We drove from Vinarós to El Romaní. Near the destination, there was fog and without our satnav we would have been lost in a maze of industrial polygons and featureless dual carriage ways. After a couple of false turns, we reached the station at El Romaní. Neil nearly forgot to take the satnav to log the walk. After a quick panic and rush back to the car, we still managed to catch the train to Cullera.

The return walk was pleasant, passing through miles of rice paddies. We passed farm workers cooking chorizo on an aromatic fire of orange prunings. Our breakfast of toast and honey four hours ago seemed a lifetime away. We walked for about 23km along deserted lanes with the railway on our left and the main road, thankfully in the distance beyond the railway. On the right we had rice paddies, egrets, herons, cormorants and gulls. We passed through two small towns, Sueca and Sollana. Earlier, in the dawn light, we passed the Muntanyeta Dels Sants. This must have been a small island before the rice paddy zone silted up and was reclaimed for agriculture. It was the only significant landmark in the otherwise featureless but beautiful landscape. It rose out of the dawn mist like some isle of Avalon.


Luckily today is a week day as there are fewer trains to El Romaní than to larger villages. We set off by car at 5.45 as there is slightly less far to drive, but of course, the train will arrive in El Romaní 15 minutes earlier than it did in Cullera. At the station, there is no evidence of a ticket kiosk or a machine. We travel without tickets and have to make gestures at Cullera for the ticket lady to come and let us through to pay. That is the second time we have traveled without tickets on this line but this time it was OK. Here the ticket lady understood our predicament. At Gandia, the rail staff were not pleased but we were not surcharged.

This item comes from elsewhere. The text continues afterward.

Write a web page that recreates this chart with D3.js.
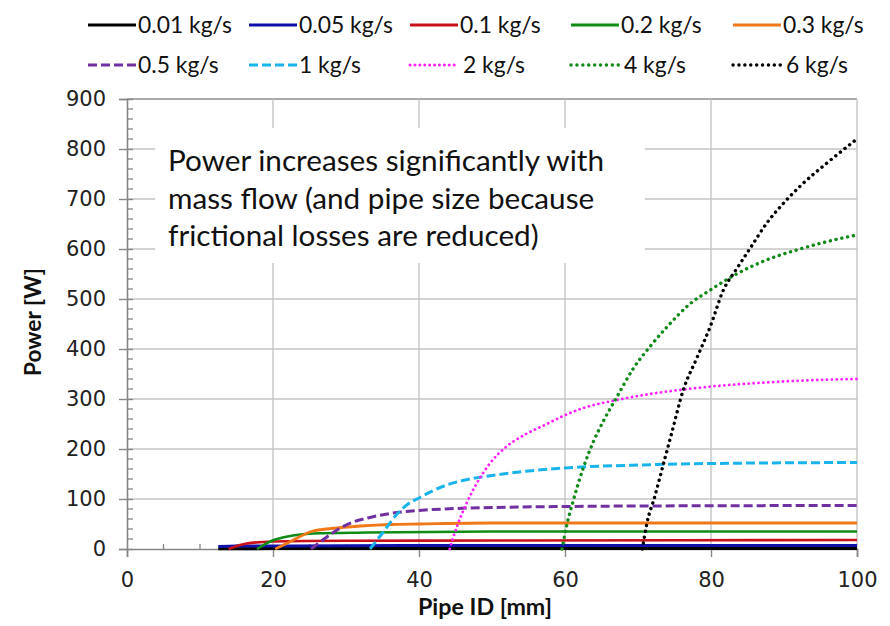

This walk is also through paddy fields. We see many little egrets, quite a few gray herons and one or two white herons. So far we have not seen any of the more unusual herons and egrets which I would like to see sometime. There are also cormorants and oyster catchers as well as a variety of gulls.

It is past the shortest day and we expect the number of flowers in bloom to increase daily. We see chicory, cape sorrel, gomphocarpus fruticosa gigantea (pod bush) sow thistle, Santiago daisy large and small, orange climber pod, rosemary, borage, convolvulus blue and pink, alyssum type, soft thistle, tiny umbelliferal.

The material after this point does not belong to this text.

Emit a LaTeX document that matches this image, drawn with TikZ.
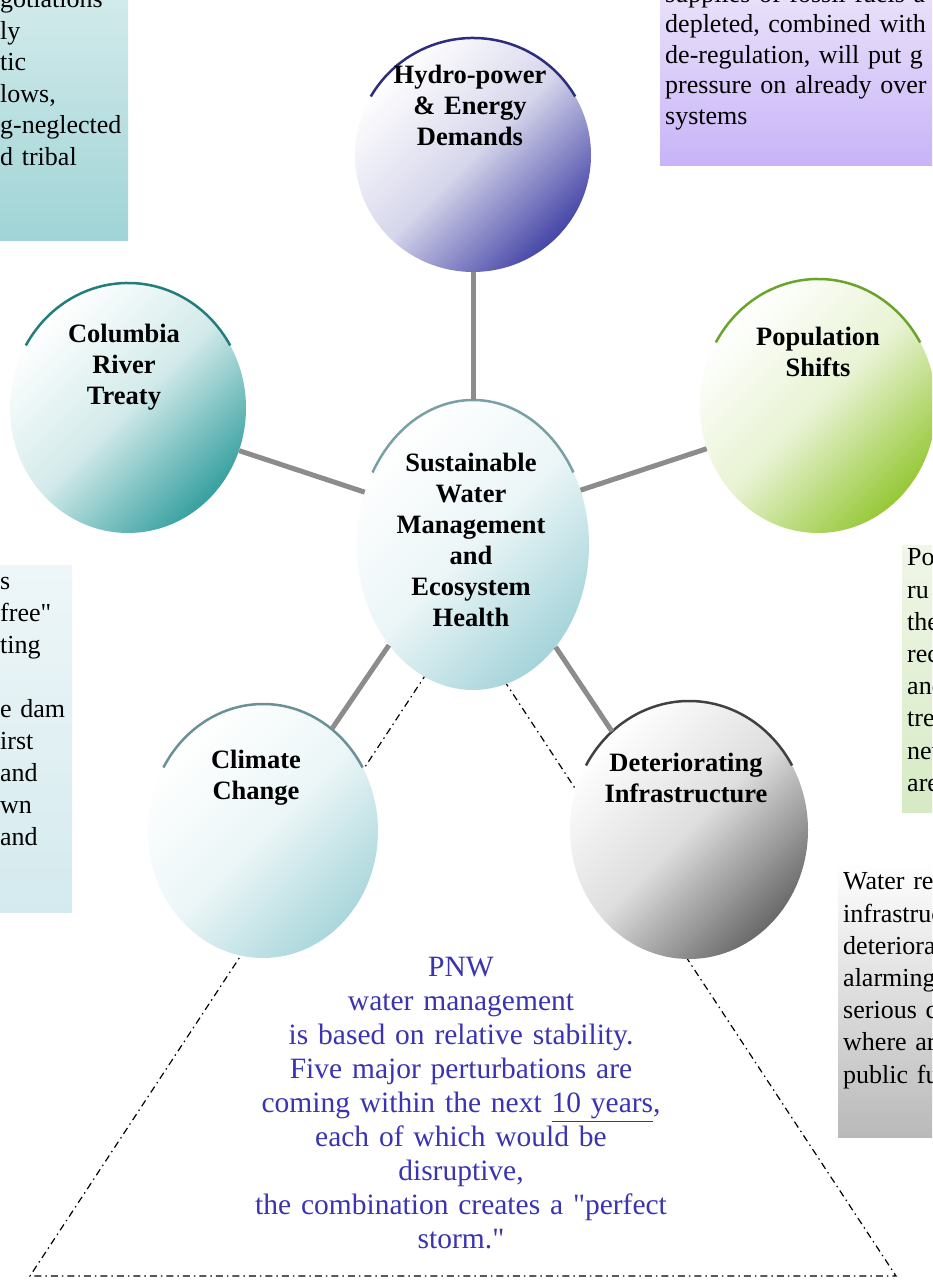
\documentclass[tikz,border=0pt]{standalone}
\usepackage{fontspec}
\setmainfont{Liberation Serif}[Ligatures=TeXOff]
\usetikzlibrary{shapes.geometric, positioning}

\definecolor{hydroblue}{RGB}{70,70,168}
\definecolor{hydrorim}{RGB}{45,45,125}
\definecolor{treatyteal}{RGB}{55,160,160}
\definecolor{treatyrim}{RGB}{35,125,125}
\definecolor{popgreen}{RGB}{150,200,55}
\definecolor{poprim}{RGB}{105,165,40}
\definecolor{corecyan}{RGB}{165,212,218}
\definecolor{corerim}{RGB}{120,160,165}
\definecolor{climatecyan}{RGB}{170,215,220}
\definecolor{climaterim}{RGB}{105,145,150}
\definecolor{infragray}{RGB}{105,105,105}
\definecolor{infrarim}{RGB}{65,65,65}
\definecolor{spokegray}{RGB}{140,140,140}
\definecolor{stormblue}{RGB}{58,52,178}

\tikzset{
  orb/.style={ellipse, inner sep=0pt, top color=white, bottom color=#1, middle color=#1!22, shading angle=45},
  orblabel/.style={font=\fontsize{26.5}{31}\selectfont\bfseries, align=center, text width=230pt, inner sep=0pt},
  rim/.style={line width=2.5pt},
  spoke/.style={draw=spokegray, line width=5pt},
  note/.style={rectangle, inner sep=0pt, anchor=north west, shading angle=45},
  notetext/.style={font=\fontsize{26}{#1}\selectfont, align=left, inner sep=0pt, anchor=base west, text width=400pt},
  stormedge/.style={line width=1.2pt, dash pattern=on 7pt off 4pt on 1.5pt off 4pt},
  stormtext/.style={font=\fontsize{29.5}{34}\selectfont, text=stormblue, align=center, text width=440pt, inner sep=0pt, anchor=base}
}

\begin{document}
\begin{tikzpicture}[x=1pt, y=1pt]
  \fill[white] (0,0) rectangle (932,1282);
  \useasboundingbox (0,0) rectangle (932,1282);
  \clip (0,0) rectangle (932,1282);

  % side notes, cut by the frame
  \node[note, minimum width=138, minimum height=250, top color={rgb,255:red,212;green,235;blue,236}, bottom color={rgb,255:red,160;green,212;blue,214}] (treatynote) at (-10,1292) {};
  \node[notetext=31.5] (treatytext) at (0,1274) {gotiations\\ly\\tic\\lows,\\g-neglected\\d tribal};

  \node[note, minimum width=280, minimum height=175, top color={rgb,255:red,234;green,226;blue,250}, bottom color={rgb,255:red,200;green,180;blue,248}] (hydronote) at (660,1292) {};
  \node[notetext=30.5] (hydrotext) at (665,1279.5) {supplies of fossil fuels a\\depleted, combined with\\de-regulation, will put g\\pressure on already over\\systems};

  \node[note, minimum width=82, minimum height=347, top color={rgb,255:red,238;green,246;blue,248}, bottom color={rgb,255:red,212;green,234;blue,238}] (damnote) at (-10,717) {};
  \node[notetext=32] (damtext) at (0,692) {s\\free"\\ting\\[32pt]e dam\\irst\\and\\wn\\and};

  \node[note, minimum width=40, minimum height=267, top color={rgb,255:red,240;green,246;blue,232}, bottom color={rgb,255:red,214;green,234;blue,196}] (popnote) at (902,737) {};
  \node[notetext=32.2] (poptext) at (907,716) {Po\\ru\\the\\rec\\and\\tre\\new\\are};

  \node[note, minimum width=104, minimum height=275, top color=white, bottom color={rgb,255:red,185;green,185;blue,185}] (infranote) at (838,420) {};
  \node[notetext=32.2] (infratext) at (843,392) {Water re\\infrastruc\\deteriora\\alarming\\serious c\\where ar\\public fu};

  % storm outline, partly hidden behind the circles
  \coordinate (apex) at (463,664);
  \coordinate (stormL) at (30,6);
  \coordinate (stormR) at (896,6);
  \draw[stormedge] (apex) -- (stormL) -- (stormR) -- cycle;

  % circles
  \node[orb=hydroblue, minimum width=236, minimum height=234] (hydro) at (473,1127) {};
  \node[orb=treatyteal, minimum width=236, minimum height=250] (treaty) at (128,874) {};
  \node[orb=popgreen, minimum width=236, minimum height=254] (pop) at (818,876) {};
  \node[orb=corecyan, minimum width=232, minimum height=290] (core) at (473,737) {};
  \node[orb=climatecyan, minimum width=230, minimum height=254] (climate) at (263,451) {};
  \node[orb=infragray, minimum width=238, minimum height=258] (infra) at (689,452) {};

  \draw[rim, hydrorim] ([shift={(150:118 and 117)}]hydro.center) arc[start angle=150, end angle=30, x radius=118, y radius=117];
  \draw[rim, treatyrim] ([shift={(150:118 and 125)}]treaty.center) arc[start angle=150, end angle=30, x radius=118, y radius=125];
  \draw[rim, poprim] ([shift={(150:118 and 127)}]pop.center) arc[start angle=150, end angle=30, x radius=118, y radius=127];
  \draw[rim, corerim] ([shift={(150:116 and 145)}]core.center) arc[start angle=150, end angle=30, x radius=116, y radius=145];
  \draw[rim, climaterim] ([shift={(150:115 and 127)}]climate.center) arc[start angle=150, end angle=30, x radius=115, y radius=127];
  \draw[rim, infrarim] ([shift={(150:119 and 129)}]infra.center) arc[start angle=150, end angle=30, x radius=119, y radius=129];

  \draw[spoke] (core.north) -- (hydro.south);
  \draw[spoke] (core.154) -- (treaty.-21);
  \draw[spoke] (core.27) -- (pop.201);
  \draw[spoke] (core.230) -- (climate.56);
  \draw[spoke] (core.-51) -- (infra.128);

  \node[orblabel] (hydrotxt) at ([xshift=-3, yshift=50]hydro.center) {Hydro-power\\\& Energy\\Demands};
  \node[orblabel] (treatytxt) at ([xshift=-4, yshift=41]treaty.center) {Columbia\\River\\Treaty};
  \node[orblabel] (poptxt) at ([yshift=54]pop.center) {Population\\Shifts};
  \node[orblabel] (coretxt) at ([xshift=-2, yshift=5]core.center) {Sustainable\\Water\\Management\\and\\Ecosystem\\Health};
  \node[orblabel] (climatetxt) at ([xshift=-7, yshift=53]climate.center) {Climate\\Change};
  \node[orblabel] (infratxt) at ([xshift=-3, yshift=52]infra.center) {Deteriorating\\Infrastructure};

  \node[stormtext] (stormtxt) at (461,305) {PNW\\water management\\is based on relative stability.\\Five major perturbations are\\coming within the next \underline{10 years},\\each of which would be\\disruptive,\\the combination creates a "perfect\\storm."};
\end{tikzpicture}
\end{document}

Today we saw virtually no cars or even people. At our breaks we have a chocolate santa. This year they have no faces. Sometimes, they do have a face and just once they had teddy faces inside which was really nice. Neil says these look like the Trickster from the Sarah Jane Doctor Who spin off and they could frightened small children. It's much healthier for them to eat something that looks like a real human being. I have counted my healthy bars and there are not enough to last us even though I though I had counted them really carefully. We shall have to conserve them.